I didn’t tell him that, because for a shining moment, I was special. He was proud of me, his grandma, because I can write real books. I have to admit, that felt pretty good.
So we looked through the pictures of me. I thought this one would work, as it’s the most recent and hides my ample, middle-aged waistline.
He said, “No–it doesn’t really look like you. You’re hair is a lot fuzzier than that.”
I said, “But I combed it just for that photo. I even put on lipstick.”
He wasn’t swayed.
So I tried a different one. “This one is only two years old.”
I thought it was perfect, as it also hides the ample, middle-aged, waistline.
He was not impressed. “Are you kidding?

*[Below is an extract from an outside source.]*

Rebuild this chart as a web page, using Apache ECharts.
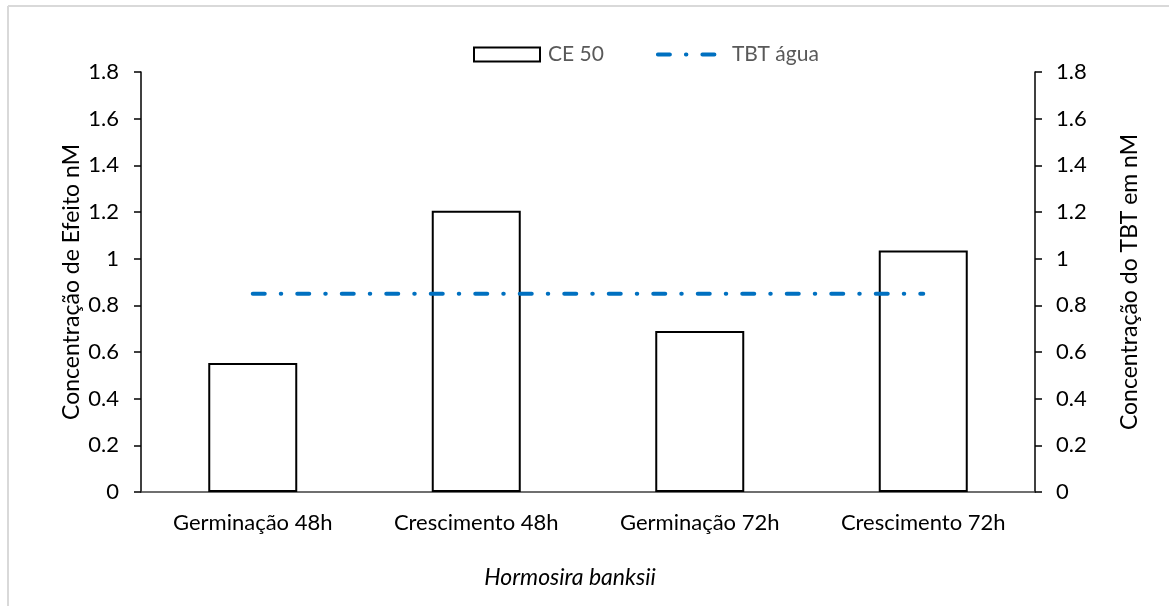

Your hair’s too short in that one.”
Heavy sigh. “This one?”
“Get real, Grandma–people want to see the real you. The one who cooks and stuff.”
“No, they don’t,” I said. “People don’t care about that. I don’t think I need a picture in the back of my books.”
“Trust me, Grandma. I’ve read a lot of books, and they all have the writer’s picture in the back. I want my friends to know it’s you.”
After much discussion he picked a picture. I doubt it will go in the back of a book, but this is what he picked.
“Why did you pick that one? I use that one as my Facebook icon. ”
“Because that’s how you look. Comfy, and like a grandma. With fluffy hair.”
It’s hard to argue with that sort of logic. But I’ll probably have to have a professional picture made at some point.
One that doesn’t show my middle-aged waistline or the comfy fluffiness of my hair.